あとはまあ、テキトーにというわけで、明日は朝からキッチンに立ち、というか毎日キッチンにいるけれど、ちょっと時間のかかる煮込み料理を作りにかかる。
しかし、いつの頃からか、ステレオタイプなお正月気分なことをしなくなったのは。これはわたしだけでなく、多くの人がそうに違いない。
おせち料理なんて正直不味いし、高い。あれは豪華な保存食であって、そりゃうまいわけがない。
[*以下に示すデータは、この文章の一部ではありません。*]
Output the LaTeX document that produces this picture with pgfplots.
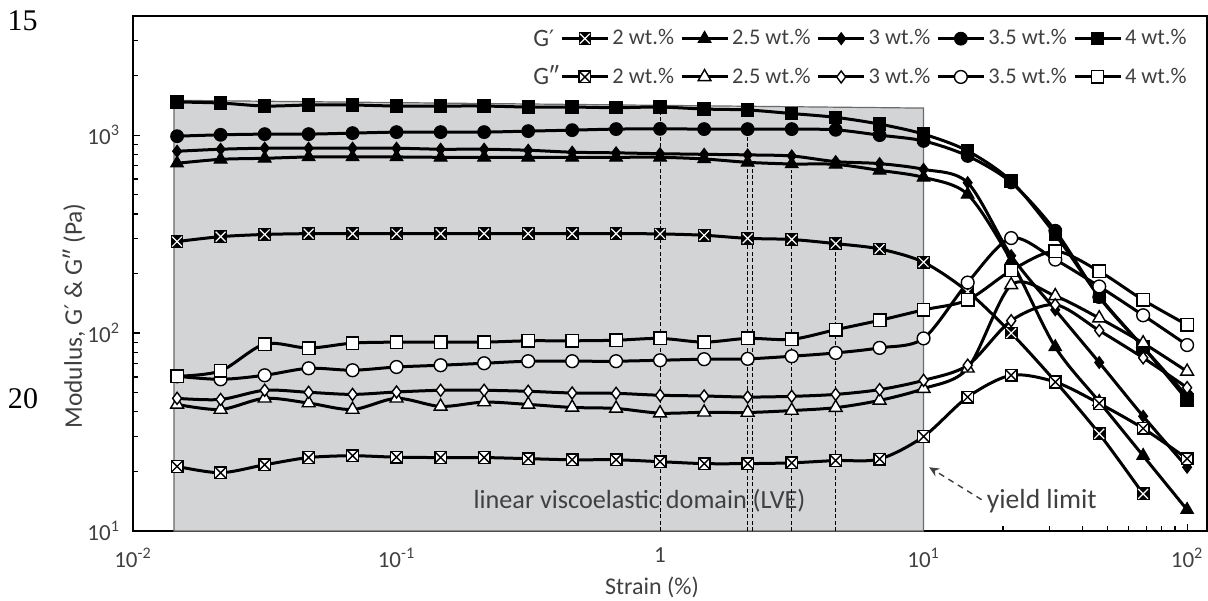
\documentclass[border=0pt]{standalone}
\usepackage{fontspec}
\setmainfont{Carlito}
\newfontfamily\linenumfont{Liberation Serif}
\newfontfamily\primefont{DejaVu Sans}
\newcommand{\prm}{{\primefont\fontsize{0.9em}{1em}\selectfont ′}}
\usepackage{pgfplots}
\pgfplotsset{compat=1.18}
\usepackage{pgfplotstable}
\usetikzlibrary{arrows.meta}

\definecolor{txt}{HTML}{404040}
\definecolor{lve}{HTML}{D3D4D6}
\definecolor{lveedge}{HTML}{6A6A6A}

% square with a diagonal cross: filled (white cross) and open (black cross)
\pgfdeclareplotmark{boxx*}{%
  \pgfpathrectangle{\pgfqpoint{-\pgfplotmarksize}{-\pgfplotmarksize}}{\pgfqpoint{2\pgfplotmarksize}{2\pgfplotmarksize}}%
  \pgfusepathqfillstroke
  \pgfscope
  \color{white}%
  \pgfpathmoveto{\pgfqpoint{-0.85\pgfplotmarksize}{-0.85\pgfplotmarksize}}%
  \pgfpathlineto{\pgfqpoint{0.85\pgfplotmarksize}{0.85\pgfplotmarksize}}%
  \pgfpathmoveto{\pgfqpoint{-0.85\pgfplotmarksize}{0.85\pgfplotmarksize}}%
  \pgfpathlineto{\pgfqpoint{0.85\pgfplotmarksize}{-0.85\pgfplotmarksize}}%
  \pgfusepathqstroke
  \endpgfscope}
\pgfdeclareplotmark{boxx}{%
  \pgfpathrectangle{\pgfqpoint{-\pgfplotmarksize}{-\pgfplotmarksize}}{\pgfqpoint{2\pgfplotmarksize}{2\pgfplotmarksize}}%
  \pgfusepathqfillstroke
  \pgfpathmoveto{\pgfqpoint{-\pgfplotmarksize}{-\pgfplotmarksize}}%
  \pgfpathlineto{\pgfqpoint{\pgfplotmarksize}{\pgfplotmarksize}}%
  \pgfpathmoveto{\pgfqpoint{-\pgfplotmarksize}{\pgfplotmarksize}}%
  \pgfpathlineto{\pgfqpoint{\pgfplotmarksize}{-\pgfplotmarksize}}%
  \pgfusepathqstroke}

% storage modulus G' (Pa) against strain (%)
\pgfplotstableread{
x      Gp2   Gp25  Gp3  Gp35  Gp4
0.0147 290   721   829  988   1471
0.0215 307   755   849  1004  1453
0.0316 315   764   859  1012  1403
0.0464 318   776   859  1012  1420
0.0681 318   776   859  1024  1420
0.1    318   776   859  1036  1403
0.147  318   773   849  1036  1403
0.215  318   773   849  1036  1403
0.316  318   773   839  1048  1387
0.464  318   773   820  1060  1387
0.681  318   773   814  1073  1376
1      317   773   806  1076  1387
1.47   312   758   800  1073  1355
2.15   301   729   795  1073  1340
3.16   297   715   785  1073  1286
4.64   283   712   735  1064  1230
6.81   266   664   718  1000  1137
10     228   612   672  935   1012
14.7   162   502   575  785   832
21.5   100   232   246  577   586
31.6   57    85    131  329   315
46.4   31    45    71   152   153
68.1   15.4  24    38   85    85
100    nan   12.8  21   48    46
}\Gp

% loss modulus G'' (Pa) against strain (%)
\pgfplotstableread{
x      Gpp2  Gpp25 Gpp3  Gpp35 Gpp4
0.0147 21.2  43.6  46.8  60.5  60.5
0.0215 19.7  41.1  46.2  58.4  64.4
0.0316 21.6  46.8  51.4  61.2  88
0.0464 23.5  44.3  50.2  66.4  84
0.0681 24.0  41.1  49.0  64.9  89
0.1    23.6  46.8  50.4  67.4  90
0.147  23.5  42.6  51.4  68.8  90
0.215  23.5  44.8  51.4  70.4  90
0.316  23.2  43.6  50.8  72.1  91.4
0.464  22.9  42.1  49.8  72.1  91.4
0.681  22.9  41.6  49.6  72.1  92
1      22.4  39.4  48.5  72.9  94
1.47   21.9  39.8  48.1  73.8  90
2.15   21.9  39.7  47.5  74.1  94
3.16   22.1  40.6  47.9  76.4  93
4.64   22.7  42.0  49.0  79.4  104
6.81   23.1  45.7  51.8  84.2  116
10     30.0  52.4  57.7  94.0  131
14.7   47.5  66.4  68.8  180   147
21.5   61.2  175   115.5 302   207
31.6   56.6  154   139   235   259
46.4   44.1  119   103   172   205
68.1   33.0  89    75    123   147
100    23.2  64    53    87    110
}\Gpp

\begin{document}
\begin{tikzpicture}
\begin{loglogaxis}[
  at={(66.5pt,34.5pt)}, anchor=south west,
  scale only axis, width=537pt, height=257.5pt,
  xmin=0.01, xmax=119, ymin=10, ymax=4000,
  axis line style={line width=0.75pt},
  tick align=inside, xtick pos=left, ytick pos=left,
  major tick length=3.5pt, minor tick length=2.5pt,
  every tick/.style={black, line width=0.6pt},
  xtick={0.01,0.1,1,10,100},
  minor xtick={0.02,0.03,0.04,0.05,0.06,0.07,0.08,0.09,0.2,0.3,0.4,0.5,0.6,0.7,0.8,0.9,2,3,4,5,6,7,8,9,20,30,40,50,60,70,80,90},
  xticklabels={10\textsuperscript{-2},10\textsuperscript{-1},1,10\textsuperscript{1},10\textsuperscript{2}},
  ytick={10,100,1000},
  minor ytick={20,30,40,50,60,70,80,90,200,300,400,500,600,700,800,900,2000,3000},
  yticklabels={10\textsuperscript{1},10\textsuperscript{2},10\textsuperscript{3}},
  ticklabel style={font=\fontsize{11.5}{13}\selectfont, text=txt},
  xticklabel style={yshift=-5pt},
  yticklabel style={xshift=-3pt},
  legend columns=5,
  legend style={draw=none, fill=none, at={(axis description cs:0.987,0.99)}, anchor=north east,
    font=\fontsize{11.2}{13}\selectfont, text=txt, row sep=6pt,
    nodes={inner xsep=0pt},
    /tikz/every odd column/.append style={column sep=1.5pt},
    /tikz/every even column/.append style={column sep=3pt}},
  legend image code/.code={%
    \draw[mark repeat=2,mark phase=2] plot coordinates {(0pt,0pt) (11.5pt,0pt) (23pt,0pt)};},
  every axis plot/.append style={line width=1.5pt},
]
% linear viscoelastic domain
\addplot[forget plot, fill=lve, draw=lveedge, line width=0.6pt] coordinates {(0.0143,10) (0.0143,1500) (10,1370) (10,10)} -- cycle;

\node[text=txt, font=\fontsize{13.1}{15}\selectfont] at (axis cs:0.836,14.2) {linear viscoelastic domain (LVE)};

% G'
\addplot[forget plot, black, smooth, mark=boxx*, mark size=2.9pt, mark options={solid, fill=black, line width=0.6pt}] table[x=x,y=Gp2]{\Gp};
\addplot[forget plot, black, smooth, mark=triangle*, mark size=3.7pt, mark options={solid, fill=black, line width=0.5pt}] table[x=x,y=Gp25]{\Gp};
\addplot[forget plot, black, smooth, mark=diamond*, mark size=3pt, mark options={solid, fill=black, line width=0.5pt}] table[x=x,y=Gp3]{\Gp};
\addplot[forget plot, black, smooth, mark=*, mark size=3.2pt, mark options={solid, fill=black, line width=0.5pt}] table[x=x,y=Gp35]{\Gp};
\addplot[forget plot, black, smooth, mark=square*, mark size=3.1pt, mark options={solid, fill=black, line width=0.5pt}] table[x=x,y=Gp4]{\Gp};

% G''
\addplot[forget plot, black, smooth, mark=boxx, mark size=2.9pt, mark options={solid, fill=white, line width=0.7pt}] table[x=x,y=Gpp2]{\Gpp};
\addplot[forget plot, black, smooth, mark=triangle*, mark size=3.7pt, mark options={solid, fill=white, line width=0.7pt}] table[x=x,y=Gpp25]{\Gpp};
\addplot[forget plot, black, smooth, mark=diamond*, mark size=3pt, mark options={solid, fill=white, line width=0.7pt}] table[x=x,y=Gpp3]{\Gpp};
\addplot[forget plot, black, smooth, mark=*, mark size=3.2pt, mark options={solid, fill=white, line width=0.7pt}] table[x=x,y=Gpp35]{\Gpp};
\addplot[forget plot, black, smooth, mark=square*, mark size=3.1pt, mark options={solid, fill=white, line width=0.7pt}] table[x=x,y=Gpp4]{\Gpp};

% end of the linear region for each concentration
\addplot[forget plot, black, line width=0.5pt, dash pattern=on 2pt off 1.2pt] coordinates {(1,10) (1,1290)};
\addplot[forget plot, black, line width=0.5pt, dash pattern=on 2pt off 1.2pt] coordinates {(2.15,10) (2.15,1000)};
\addplot[forget plot, black, line width=0.5pt, dash pattern=on 2pt off 1.2pt] coordinates {(2.25,10) (2.25,700)};
\addplot[forget plot, black, line width=0.5pt, dash pattern=on 2pt off 1.2pt] coordinates {(3.16,10) (3.16,665)};
\addplot[forget plot, black, line width=0.5pt, dash pattern=on 2pt off 1.2pt] coordinates {(4.64,10) (4.64,265)};

% yield limit
\node[text=txt, font=\fontsize{13.8}{15}\selectfont] at (axis cs:28.1,14.2) {yield limit};
\draw[txt, line width=0.7pt, dash pattern=on 3pt off 2.5pt, -{Stealth[length=5pt,width=4.5pt]}] (axis cs:16.6,14.4) -- (axis cs:10.5,21);

% legend: G' row then G'' row
\addlegendimage{black, mark=boxx*, mark size=2.9pt, mark options={solid, fill=black, line width=0.6pt}}\addlegendentry{2 wt.\%}
\addlegendimage{black, mark=triangle*, mark size=3.7pt, mark options={solid, fill=black, line width=0.5pt}}\addlegendentry{2.5 wt.\%}
\addlegendimage{black, mark=diamond*, mark size=3pt, mark options={solid, fill=black, line width=0.5pt}}\addlegendentry{3 wt.\%}
\addlegendimage{black, mark=*, mark size=3.2pt, mark options={solid, fill=black, line width=0.5pt}}\addlegendentry{3.5 wt.\%}
\addlegendimage{black, mark=square*, mark size=3.1pt, mark options={solid, fill=black, line width=0.5pt}}\addlegendentry{4 wt.\%}
\addlegendimage{black, mark=boxx, mark size=2.9pt, mark options={solid, fill=white, line width=0.7pt}}\addlegendentry{2 wt.\%}
\addlegendimage{black, mark=triangle*, mark size=3.7pt, mark options={solid, fill=white, line width=0.7pt}}\addlegendentry{2.5 wt.\%}
\addlegendimage{black, mark=diamond*, mark size=3pt, mark options={solid, fill=white, line width=0.7pt}}\addlegendentry{3 wt.\%}
\addlegendimage{black, mark=*, mark size=3.2pt, mark options={solid, fill=white, line width=0.7pt}}\addlegendentry{3.5 wt.\%}
\addlegendimage{black, mark=square*, mark size=3.1pt, mark options={solid, fill=white, line width=0.7pt}}\addlegendentry{4 wt.\%}
\end{loglogaxis}

% row labels of the legend
\node[text=txt, font=\fontsize{12.5}{14}\selectfont, anchor=west, inner sep=0pt] at (266.5pt,281pt) {G\prm};
\node[text=txt, font=\fontsize{12.5}{14}\selectfont, anchor=west, inner sep=0pt] at (266.5pt,262.5pt) {G″};

% axis titles and manuscript line numbers
\node[text=txt, font=\fontsize{12.7}{14}\selectfont, rotate=90] at (37pt,142pt) {Modulus, G\prm{} \& G″ (Pa)};
\node[text=txt, font=\fontsize{12}{14}\selectfont] at (326pt,6.5pt) {Strain (\%)};
\node[font=\linenumfont\fontsize{15}{17}\selectfont] at (11.25pt,289.5pt) {15};
\node[font=\linenumfont\fontsize{15}{17}\selectfont] at (11.5pt,100.5pt) {20};

\pgfresetboundingbox
\path[use as bounding box] (0pt,0pt) rectangle (604pt,300pt);
\end{tikzpicture}
\end{document}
おせち料理なんか食べるなら、サイゼリアのほうがうまさでは格段に上。
そんな現実が当たり前になって、だからお正月は価値を失っている。
いやいや、お正月なんて価値がなくていい。会いたくもない親戚に会いに行ったり、そんなもの、煩わしくてたまらん。
と、長年、親戚なるものには会っていないわたしは関係ないとはいえ、親戚関係の煩わしさに悩む人は多く、
「絶交すればいいんじゃね?」
ああ、言うてもうた。こういうことを言っちゃうんだよね〜、アタシ。親戚なんて絶交しろよ。あってもいいことなんてないし。
今年はコロナで帰省も控えめで済むというなら、いいことじゃないか。コロナは悪いことだけじゃない。人間の無駄な付き合いを一掃してくれる。
とまあ、お正月にはあまり価値を感じていないわたしだけれど、時間の区切りがあったほうが気持ちの整理は一度はつくという意味で、お正月推奨派。
さあて、来年は!なんて一応、やりたいプロジェクトは始めるけれど、小さな愛娘の面倒を看る合間をぬって、ボチボチね。
もし大晦日やお正月がなければ、
「来年は!」
と、奮起しにくいんだろうな。
そんな大晦日、LA VIE EN ROSE。